The theme of exodus has the subjects both leaving something and moving toward something.  The elements of exodus are uttered in the cry, “Repent and believe.”  We move away from our former life of sin and move toward a new life of faith and obedience to God.  Every time the priest gives absolution to a soul that was in mortal sin, there is an exodus from bondage to freedom— from death to life.  This pattern is true for groupings of people and for individuals.  Missionary endeavors seek to bring the Gospel to whole classes of people.  The spiritual life focuses on a personal exodus experience for individuals.

It should also be noted that we are sometimes reluctant to participate in an exodus.  The Israelite community grumbled against Moses and Aaron: “If only we had died at the LORD’s hand in the land of Egypt, as we sat by our kettles of meat and ate our fill of bread! But you have led us into this wilderness to make this whole assembly die of famine!” (Exodus 16:3). Unhappy with the struggle of their journey, many wished they had never left Egypt.  Similarly, at the time of the restoration, many of the Jews refused to return to Jerusalem as they had integrated into their Babylonian exile and lived comfortable lives.  Indeed, some remained but sent resources with departing Hebrews so that they could rebuild. We can face similar struggles and temptations in the spiritual life.  People can become comfortable with their sins.  Bad habits or vices can direct lives and make it difficult for grace and virtue to change direction.  An important point is at play.  God makes possible the exodus, but you have to want to go.  This is not unlike the old anecdote, “You can lead a horse to water but you can’t make him drink.”  It is an unfortunate truth that some prefer bondage to freedom and thirst to the cup of salvation.

  • Are there things holding you back from being a true companion with Christ and his people “on the journey”?
  • The story of the exodus became an important part of the Seder celebration for the Jewish people.

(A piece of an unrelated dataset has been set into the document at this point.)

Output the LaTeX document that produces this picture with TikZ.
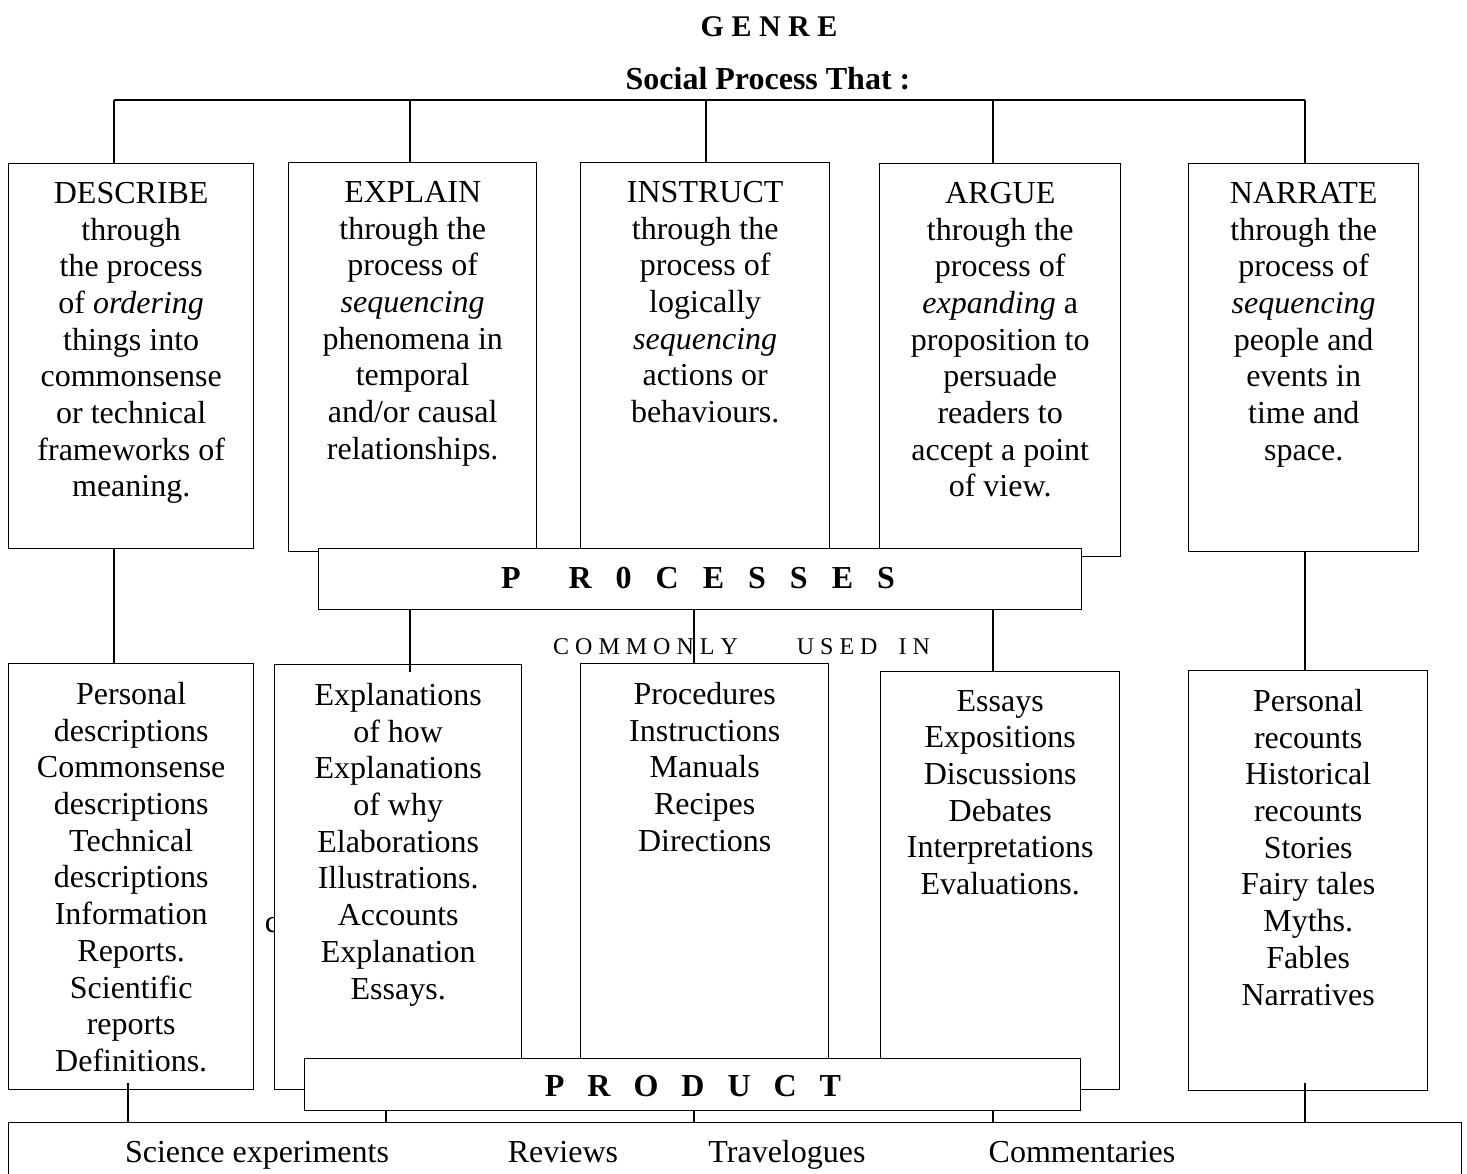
\documentclass[tikz,border=0pt]{standalone}
\usepackage{fontspec}
\setmainfont{Liberation Serif}
\begin{document}
\begin{tikzpicture}[x=1pt, y=-1pt,
        genbox/.style={draw, rectangle, fill=white, line width=1.4pt, anchor=north west, inner sep=0},
        boxtext/.style={anchor=north, align=center, inner sep=0, font=\fontsize{32}{36.7}\selectfont},
        bartext/.style={anchor=base, inner sep=0, font=\fontsize{32}{36.7}\selectfont\bfseries},
        link/.style={draw, line width=1.2pt}]

        \useasboundingbox (0,0) rectangle (1467,1174);

        \node[anchor=base, inner sep=0, font=\fontsize{30}{34}\selectfont\bfseries] (genre) at (769,37)
        {G E N R E};
        \node[anchor=base, inner sep=0, font=\fontsize{32}{36.7}\selectfont\bfseries] (social) at (768,90)
        {Social Process That :};

        \coordinate (t1) at (114,100);
        \coordinate (t2) at (410,100);
        \coordinate (t3) at (706,100);
        \coordinate (t4) at (993,100);
        \coordinate (t5) at (1305,100);

        % social processes
        \node[genbox, minimum width=245, minimum height=385] (describe) at (8,163) {};
        \node[boxtext] at ([yshift=-19pt]describe.north)
        {DESCRIBE\\ through\\ the process\\ of \textit{ordering}\\ things into\\ commonsense\\ or technical\\ frameworks of\\ meaning.};
        \node[genbox, minimum width=248, minimum height=389] (explain) at (288,162) {};
        \node[boxtext] at ([yshift=-19pt]explain.north)
        {EXPLAIN\\ through the\\ process of\\ \textit{sequencing}\\ phenomena in\\ temporal\\ and/or causal\\ relationships.};
        \node[genbox, minimum width=249, minimum height=390] (instruct) at (580,162) {};
        \node[boxtext] at ([yshift=-19pt]instruct.north)
        {INSTRUCT\\ through the\\ process of\\ logically\\ \textit{sequencing}\\ actions or\\ behaviours.};
        \node[genbox, minimum width=241, minimum height=393] (argue) at (879,163) {};
        \node[boxtext] at ([yshift=-19pt]argue.north)
        {ARGUE\\ through the\\ process of\\ \textit{expanding} a\\ proposition to\\ persuade\\ readers to\\ accept a point\\ of view.};
        \node[genbox, minimum width=230, minimum height=388] (narrate) at (1188,163) {};
        \node[boxtext] at ([yshift=-19pt]narrate.north)
        {NARRATE\\ through the\\ process of\\ \textit{sequencing}\\ people and\\ events in\\ time and\\ space.};

        \path[link] (t1) -- (t5);
        \path[link] (t1) -- (t1 |- describe.north);
        \path[link] (t2) -- (t2 |- explain.north);
        \path[link] (t3) -- (t3 |- instruct.north);
        \path[link] (t4) -- (t4 |- argue.north);
        \path[link] (t5) -- (t5 |- narrate.north);

        \node[genbox, minimum width=763, minimum height=61] (processes) at (318,548) {};
        \node[bartext] at (698,588) {\spaceskip=24pt P\ \ R 0 C E S S E S};

        \node[anchor=base west, inner sep=0, font=\fontsize{24}{28}\selectfont] (used) at (553,654)
        {C O M M O N L Y\hspace{59pt}U S E D\hspace{21pt}I N};
        \node[anchor=base, inner sep=0, font=\fontsize{32}{36.7}\selectfont] (stray) at (272,932) {c};

        % products
        \node[genbox, minimum width=245, minimum height=426] (descriptions) at (8,663) {};
        \node[boxtext] at ([yshift=-19pt]descriptions.north)
        {Personal\\ descriptions\\ Commonsense\\ descriptions\\ Technical\\ descriptions\\ Information\\ Reports.\\ Scientific\\ reports\\ Definitions.};
        \node[genbox, minimum width=247, minimum height=425] (explanations) at (274,664) {};
        \node[boxtext] at ([yshift=-19pt]explanations.north)
        {Explanations\\ of how\\ Explanations\\ of why\\ Elaborations\\ Illustrations.\\ Accounts\\ Explanation\\ Essays.};
        \node[genbox, minimum width=248, minimum height=430] (procedures) at (580,663) {};
        \node[boxtext] at ([yshift=-19pt]procedures.north)
        {Procedures\\ Instructions\\ Manuals\\ Recipes\\ Directions};
        \node[genbox, minimum width=239, minimum height=418] (essays) at (880,671) {};
        \node[boxtext] at ([yshift=-19pt]essays.north)
        {Essays\\ Expositions\\ Discussions\\ Debates\\ Interpretations\\ Evaluations.};
        \node[genbox, minimum width=239, minimum height=420] (recounts) at (1188,670) {};
        \node[boxtext] at ([yshift=-19pt]recounts.north)
        {Personal\\ recounts\\ Historical\\ recounts\\ Stories\\ Fairy tales\\ Myths.\\ Fables\\ Narratives};

        \coordinate (m3) at (694,609);
        \path[link] (t1 |- describe.south) -- (t1 |- descriptions.north);
        \path[link] (t2 |- processes.south) -- ([yshift=-8pt]t2 |- explanations.north);
        \path[link] (m3) -- (m3 |- procedures.north);
        \path[link] (t4 |- processes.south) -- (t4 |- essays.north);
        \path[link] (t5 |- narrate.south) -- (t5 |- recounts.north);

        \node[genbox, minimum width=776, minimum height=52] (product) at (304,1058) {};
        \node[bartext] at (693,1096) {\spaceskip=23pt P R O D U C T};

        \node[genbox, minimum width=1453, minimum height=80] (strip) at (8,1122) {};
        \node[anchor=base, inner sep=0, font=\fontsize{32}{36.7}\selectfont] (science) at (257,1162) {Science experiments};
        \node[anchor=base, inner sep=0, font=\fontsize{32}{36.7}\selectfont] (reviews) at (563,1162) {Reviews};
        \node[anchor=base, inner sep=0, font=\fontsize{32}{36.7}\selectfont] (travel) at (787,1162) {Travelogues};
        \node[anchor=base, inner sep=0, font=\fontsize{32}{36.7}\selectfont] (comment) at (1082,1162) {Commentaries};

        \coordinate (b1) at (128,1083);
        \coordinate (b2) at (386,1110);
        \coordinate (b3) at (694,1110);
        \coordinate (b4) at (993,1110);
        \coordinate (b5) at (1305,1083);
        \path[link] (b1) -- (b1 |- strip.north);
        \path[link] (b2 |- product.south) -- (b2 |- strip.north);
        \path[link] (b3 |- product.south) -- (b3 |- strip.north);
        \path[link] (b4 |- product.south) -- (b4 |- strip.north);
        \path[link] (b5) -- (b5 |- strip.north);
    \end{tikzpicture}
\end{document}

What is your own exodus and Passover story?
  • Unlike the people of Judah, the other Jews of the diaspora and exile were never formally given an opportunity to return to Jerusalem. Are there people or forces that would keep you in bondage and in exile from God?
  • As a sharer in Christ’s priestly love, what are the chief sacrifices that you have made for the kingdom of Christ?

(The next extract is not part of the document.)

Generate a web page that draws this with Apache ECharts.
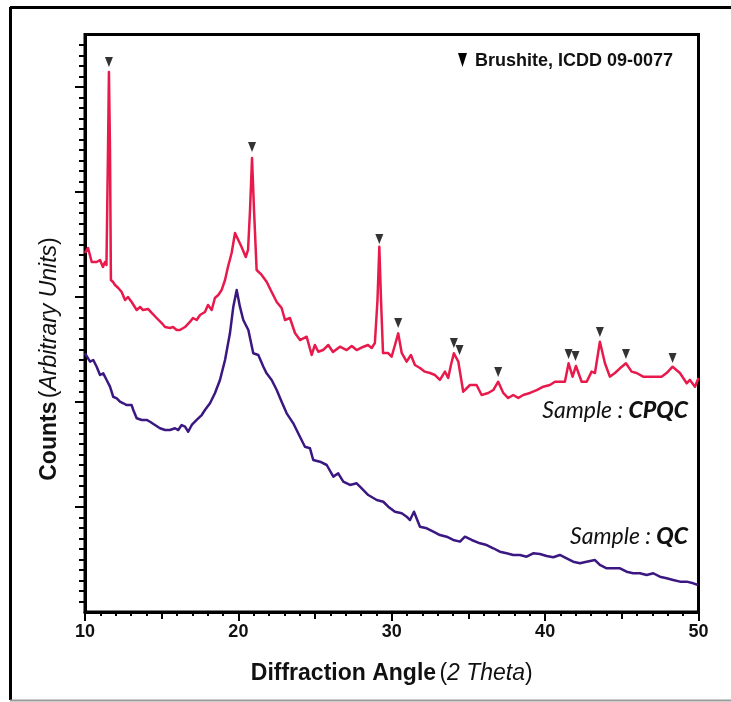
<!DOCTYPE html>
<html>
<head>
<meta charset="utf-8">
<title>XRD patterns</title>
<script src="https://cdn.jsdelivr.net/npm/echarts@6/dist/echarts.min.js"></script>
<style>
  html, body { margin: 0; padding: 0; background: #ffffff; }
  #chart { width: 731px; height: 702px; }
</style>
</head>
<body>
<div id="chart"></div>
<script>
// Sample CPQC diffractogram (2θ in degrees, counts in arbitrary units)
const cpqcAngle = [
  10.00, 10.20, 10.33, 10.44, 10.76, 10.98, 11.17, 11.30, 11.40, 11.50, 11.56, 11.63, 11.69, 11.83,
  11.96, 12.17, 12.39, 12.61, 12.80, 13.04, 13.37, 13.59, 13.78, 14.11, 14.35, 14.67, 15.00, 15.22,
  15.54, 15.74, 15.98, 16.19, 16.52, 16.84, 17.04, 17.28, 17.50, 17.82, 18.02, 18.26, 18.47, 18.69,
  18.91, 19.13, 19.32, 19.56, 19.78, 19.89, 20.21, 20.48, 20.63, 20.76, 20.89, 21.02, 21.19, 21.52,
  21.85, 22.17, 22.50, 22.82, 23.04, 23.36, 23.69, 24.02, 24.45, 24.78, 24.99, 25.21, 25.52, 25.86,
  26.17, 26.62, 27.06, 27.39, 27.71, 28.12, 28.45, 28.69, 28.90, 29.07, 29.19, 29.30, 29.43, 29.75,
  29.99, 30.21, 30.42, 30.65, 30.97, 31.25, 31.51, 31.84, 32.16, 32.49, 32.82, 33.14, 33.47, 33.68,
  33.86, 34.05, 34.34, 34.66, 35.10, 35.53, 35.86, 36.29, 36.62, 36.94, 37.27, 37.59, 37.92, 38.25,
  38.57, 39.01, 39.45, 39.88, 40.31, 40.64, 40.96, 41.29, 41.53, 41.79, 42.01, 42.38, 42.71, 43.03,
  43.25, 43.57, 43.90, 44.22, 44.55, 44.88, 45.27, 45.64, 45.96, 46.39, 47.05, 47.59, 47.92, 48.31,
  48.79, 49.23, 49.44, 49.77, 50.00
];
const cpqcCounts = [
  34.19, 34.67, 34.57, 33.33, 33.33, 33.52, 32.86, 33.33, 33.05, 44.00, 51.43, 44.00, 31.62, 31.43,
  31.14, 30.86, 30.48, 29.71, 30.00, 29.52, 28.76, 29.05, 28.76, 28.86, 28.48, 28.00, 27.52, 27.14,
  27.05, 27.14, 26.86, 26.86, 27.14, 27.62, 28.00, 27.81, 28.29, 28.57, 29.24, 28.76, 29.90, 30.19,
  30.67, 31.62, 32.86, 34.19, 36.10, 36.19, 34.76, 33.81, 34.48, 38.29, 43.24, 38.29, 32.57, 32.10,
  31.43, 30.48, 29.52, 28.95, 27.81, 28.00, 26.57, 25.90, 26.22, 24.48, 25.43, 24.79, 24.95, 25.43,
  24.76, 25.27, 24.95, 25.33, 24.95, 25.24, 25.43, 25.14, 25.62, 29.71, 34.79, 29.71, 24.67, 24.67,
  24.31, 25.43, 26.54, 24.67, 23.84, 24.48, 23.52, 23.24, 22.89, 22.76, 22.57, 22.10, 22.89, 22.29,
  23.52, 24.64, 23.84, 20.98, 21.62, 21.62, 20.67, 20.86, 21.14, 21.93, 20.86, 20.38, 20.67, 20.38,
  20.67, 20.86, 21.14, 21.46, 21.62, 21.93, 21.93, 21.93, 23.69, 22.41, 23.43, 21.93, 21.93, 22.89,
  22.76, 25.74, 23.69, 22.41, 22.76, 23.21, 23.69, 22.89, 22.76, 22.41, 22.41, 22.41, 22.76, 23.36,
  22.76, 21.78, 22.10, 21.46, 22.29
];

// Sample QC diffractogram
const qcAngle = [
  10.00, 10.33, 10.54, 10.76, 10.98, 11.19, 11.41, 11.63, 11.84, 12.07, 12.28, 12.50, 12.72, 13.04,
  13.15, 13.37, 13.70, 14.02, 14.24, 14.56, 14.89, 15.22, 15.54, 15.87, 16.08, 16.30, 16.52, 16.73,
  16.96, 17.28, 17.61, 17.82, 18.15, 18.47, 18.80, 19.13, 19.45, 19.67, 19.89, 20.10, 20.32, 20.65,
  20.97, 21.30, 21.63, 21.84, 22.17, 22.50, 22.82, 23.15, 23.58, 23.90, 24.34, 24.67, 24.88, 25.32,
  25.76, 26.19, 26.51, 26.84, 27.28, 27.71, 28.04, 28.47, 29.02, 29.45, 29.77, 30.21, 30.65, 30.97,
  31.19, 31.45, 31.84, 32.28, 32.71, 33.14, 33.58, 34.01, 34.45, 34.77, 35.21, 35.75, 36.19, 36.62,
  37.05, 37.49, 37.92, 38.36, 38.79, 39.22, 39.66, 40.10, 40.53, 40.96, 41.40, 41.83, 42.27, 42.70,
  43.25, 43.57, 44.01, 44.44, 44.88, 45.31, 45.74, 46.18, 46.62, 47.05, 47.48, 47.92, 48.35, 48.79,
  49.23, 49.66, 49.97
];
const qcCounts = [
  24.64, 23.84, 24.00, 23.36, 22.57, 22.73, 22.10, 21.46, 20.50, 20.35, 20.03, 19.88, 19.71, 19.71,
  19.24, 18.45, 18.29, 18.29, 18.12, 17.81, 17.50, 17.33, 17.33, 17.50, 17.33, 17.81, 17.65, 17.17,
  17.81, 18.29, 18.76, 19.24, 19.88, 20.83, 22.10, 24.00, 26.54, 29.08, 30.67, 29.08, 27.81, 26.86,
  24.64, 24.48, 23.36, 22.73, 22.10, 21.14, 20.03, 18.92, 17.97, 17.02, 15.74, 15.59, 14.48, 14.31,
  14.00, 12.89, 13.21, 12.41, 12.10, 12.26, 11.78, 11.14, 10.67, 10.50, 10.03, 9.55, 9.40, 9.08,
  8.76, 9.55, 8.12, 7.97, 7.65, 7.33, 7.17, 6.86, 6.70, 7.17, 6.86, 6.54, 6.38, 6.07,
  5.74, 5.59, 5.43, 5.43, 5.27, 5.59, 5.52, 5.33, 5.21, 5.43, 5.11, 4.79, 4.64, 4.79,
  4.95, 4.48, 4.16, 4.16, 4.16, 3.84, 3.69, 3.69, 3.52, 3.69, 3.36, 3.21, 3.05, 2.89,
  2.89, 2.73, 2.57
];

// Brushite (ICDD 09-0077) reflections marked above the CPQC pattern
const brushiteAngle = [11.56, 20.89, 29.19, 30.42, 34.05, 34.42, 36.94, 41.53, 41.98, 43.57, 45.27, 48.31];
const brushiteMark  = [52.38, 44.29, 35.52, 27.52, 25.62, 24.95, 22.86, 24.57, 24.38, 26.67, 24.57, 24.19];

// Axis ticks
const xTickLabels = [10, 20, 30, 40, 50];
const xMidTicks = [15, 25, 35, 45];
const yMajorTicks = [10, 20, 30, 40, 50];
const yMinorTicks = [];
for (let v = 1; v < 55; v++) { if (v % 10 !== 0) yMinorTicks.push(v); }

const zip = (xs, ys) => xs.map((x, i) => [x, ys[i]]);

const BRUSHITE = 'Brushite, ICDD 09-0077';
const DOWN_TRIANGLE = 'path://M0,0L10,0L5,12Z';
const axisFont = "'Liberation Sans', Arial, sans-serif";
const captionFont = "Lato, 'Open Sans', sans-serif";

const chart = echarts.init(document.getElementById('chart'), null, { renderer: 'canvas' });

const captionRich = {
  a: { fontFamily: captionFont, fontStyle: 'italic', fontSize: 23, fill: '#111' },
  b: { fontFamily: captionFont, fontStyle: 'italic', fontWeight: 900, fontSize: 23, fill: '#111' }
};

chart.setOption({
  backgroundColor: '#ffffff',
  animation: false,
  grid: { left: 85, right: 32.5, top: 34.5, bottom: 90, show: true, borderColor: '#000', borderWidth: 3, backgroundColor: 'transparent' },
  xAxis: [
    {
      type: 'value', min: 10, max: 50, interval: 10, position: 'bottom',
      axisLine: { show: true, lineStyle: { color: '#000', width: 3 } },
      axisTick: { show: true, length: 9, lineStyle: { color: '#000', width: 2 } },
      minorTick: { show: true, splitNumber: 10, length: 4, lineStyle: { color: '#000', width: 2 } },
      axisLabel: {
        show: true, margin: 11, color: '#111',
        fontFamily: axisFont, fontWeight: 'bold', fontSize: 18,
        customValues: xTickLabels
      },
      splitLine: { show: false }, minorSplitLine: { show: false },
      name: '{b|Diffraction Angle} {n|(}{i|2 Theta}{n|)}',
      nameLocation: 'middle', nameGap: 50,
      nameTextStyle: {
        color: '#111',
        rich: {
          b: { fontFamily: axisFont, fontWeight: 'bold', fontSize: 23, color: '#111' },
          n: { fontFamily: axisFont, fontSize: 23, color: '#111' },
          i: { fontFamily: axisFont, fontStyle: 'italic', fontSize: 23, color: '#111' }
        }
      }
    },
    {
      type: 'value', min: 10, max: 50, interval: 10, position: 'bottom',
      axisLine: { show: false }, axisLabel: { show: false }, splitLine: { show: false },
      axisTick: { show: true, length: 7, customValues: xMidTicks, lineStyle: { color: '#000', width: 2 } }
    }
  ],
  yAxis: [
    {
      type: 'value', min: 0, max: 55, position: 'left',
      axisLine: { show: true, lineStyle: { color: '#000', width: 3 } },
      axisTick: { show: true, length: 10, customValues: yMajorTicks, lineStyle: { color: '#000', width: 2 } },
      axisLabel: { show: false },
      splitLine: { show: false }
    },
    {
      type: 'value', min: 0, max: 55, position: 'left',
      axisLine: { show: false },
      axisTick: { show: true, length: 6, customValues: yMinorTicks, lineStyle: { color: '#000', width: 2 } },
      axisLabel: { show: false },
      splitLine: { show: false }
    }
  ],
  series: [
    {
      name: 'CPQC', type: 'line', xAxisIndex: 0, yAxisIndex: 0,
      data: zip(cpqcAngle, cpqcCounts),
      showSymbol: false, symbol: 'none',
      lineStyle: { color: '#e8194b', width: 2.5, join: 'round' },
      z: 3
    },
    {
      name: 'QC', type: 'line', xAxisIndex: 0, yAxisIndex: 0,
      data: zip(qcAngle, qcCounts),
      showSymbol: false, symbol: 'none',
      lineStyle: { color: '#3b1782', width: 2.5, join: 'round' },
      z: 3
    },
    {
      name: BRUSHITE, type: 'scatter', xAxisIndex: 0, yAxisIndex: 0,
      data: zip(brushiteAngle, brushiteMark),
      symbol: DOWN_TRIANGLE, symbolSize: [8, 10],
      itemStyle: { color: '#000' },
      z: 4
    }
  ],
  graphic: [
    // page frame
    { type: 'line', shape: { x1: 10, y1: 7.5, x2: 731, y2: 7.5 }, style: { stroke: '#000', lineWidth: 3 } },
    { type: 'line', shape: { x1: 10.5, y1: 7, x2: 10.5, y2: 700 }, style: { stroke: '#000', lineWidth: 3 } },
    { type: 'line', shape: { x1: 10, y1: 700.5, x2: 731, y2: 700.5 }, style: { stroke: '#9a9a9a', lineWidth: 2 } },
    // key for the reflection markers
    { type: 'polygon', shape: { points: [[458, 53], [467, 53], [462.5, 67]] }, style: { fill: '#000' } },
    {
      type: 'text', x: 475, y: 61,
      style: { text: BRUSHITE, verticalAlign: 'middle', fontFamily: axisFont, fontWeight: 'bold', fontSize: 18, fill: '#111' }
    },
    // y-axis title
    {
      type: 'text', x: 50, y: 359, rotation: Math.PI / 2,
      style: {
        text: '{b|Counts} {n|(}{i|Arbitrary Units}{n|)}',
        align: 'center', verticalAlign: 'middle',
        rich: {
          b: { fontFamily: axisFont, fontWeight: 'bold', fontSize: 23, fill: '#111' },
          n: { fontFamily: axisFont, fontSize: 23, fill: '#111' },
          i: { fontFamily: axisFont, fontStyle: 'italic', fontSize: 23, fill: '#111' }
        }
      }
    },
    // sample captions
    { type: 'text', right: 43, top: 399, style: { text: '{a|Sample : }{b|CPQC}', rich: captionRich } },
    { type: 'text', right: 43, top: 525, style: { text: '{a|Sample : }{b|QC}', rich: captionRich } }
  ]
});
</script>
</body>
</html>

  • As a member of the royal household of God, do you see yourself and others with God’s eyes— as having an “incommensurate” value in terms of human dignity and life?
  • Have you been faithful to the great commission as a prophet of Good News, witnessing for Christ and his Church? (Often this translates as practicing the faith and raising one’s family in the Church and in union with parish faith formation programs.)